ABOUT THE BOOK
Under the Staircase is a biography of Fatollah Ferdowsi, a remarkable man who was executed by the Islamic Republic of Iran on the morning of January 4, 1982. His only crime was his belief. He was a member of the Baha’i Faith, a persecuted minority in Iran. The regime gave him a choice: “Recant your faith and go free, or you will die.” Fatollah remained steadfast. He chose faith over life—the eternal over the ephemeral.
Under the Staircase is more than a story of the unjust killing of an innocent man. It is much more than that. It is the spiritual triumph of a man over the awesome power of the state. The Islamic Republic imprisoned and tortured Fatollah. They tried to force him to utter the words, “I reject the Baha’i Faith and agree to become a Muslim.” His response was a knowing smile. The Islamic Republic seized his assets and belongings, and promised their return if Fatollah would simply recant his faith. His response was a nonchalant shrug. “My faith can’t be bought.” The Islamic Republic condemned him to death unless he signed a piece of paper that said, “I renounce my faith.” Fatollah’s response was “Never!” So, the Islamic Republic crushed Fatollah’s body, but could not vanquish his soul.
Fatollah Ferdowsi’s journey to martyrdom is meticulously narrated by his youngest son, Farsheed. His preparation for writing Under the Staircase started in the mid-1980s, a few years after his father’s execution. Farsheed felt a burning desire to write a book about his father’s life. He began to collect and read articles, letters, memoirs, and books about the persecution of the Baha’is in Iran in general, and the events related to his father’s life in particular.
To comprehend the powerful force that drove Fatollah Ferdowsi throughout his eventful life, one needs to understand the Baha’i Faith. His life story is deeply intertwined with his religion. A number of chapters in Under the Staircase are devoted to the history, teachings, and administrative structure of the Baha’i Faith in order to provide the proper framework for Fatollah’s story. Likewise, a basic history of Iran during the second half of the nineteenth century to the present, and the convulsion of the Islamic Revolution are presented for context.

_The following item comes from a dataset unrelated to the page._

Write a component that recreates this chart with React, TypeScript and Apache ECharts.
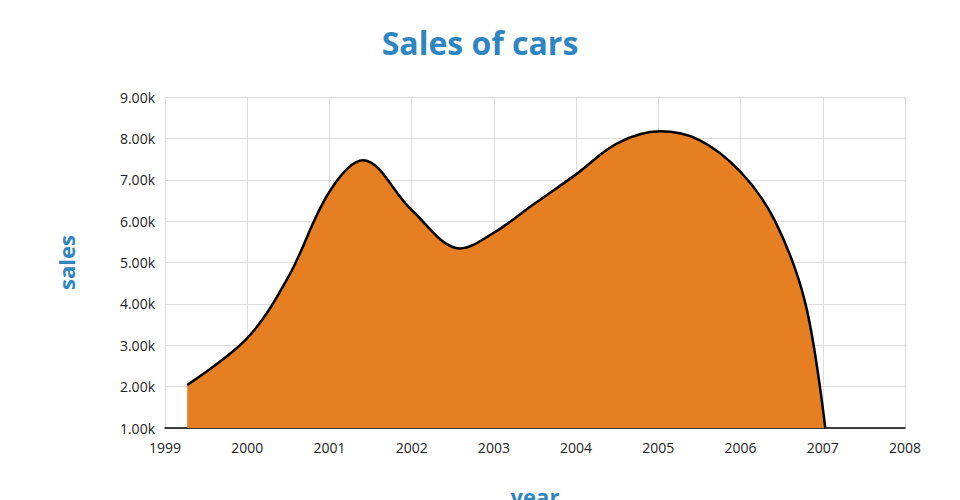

Under the Staircase is, in a larger sense, the story of the entire community of Iran’s Baha’is, who have endured more than a century and a half of severe persecution, and who have responded to their predicament with determination to do whatever they can, in the face of unrelenting indignities and injustice, to preserve their identity and to work for the good of their country. Under the Staircase is a story from Iran. Yet it is not merely an Iranian story. In it, there are lessons for both the oppressors and the oppressed across the world.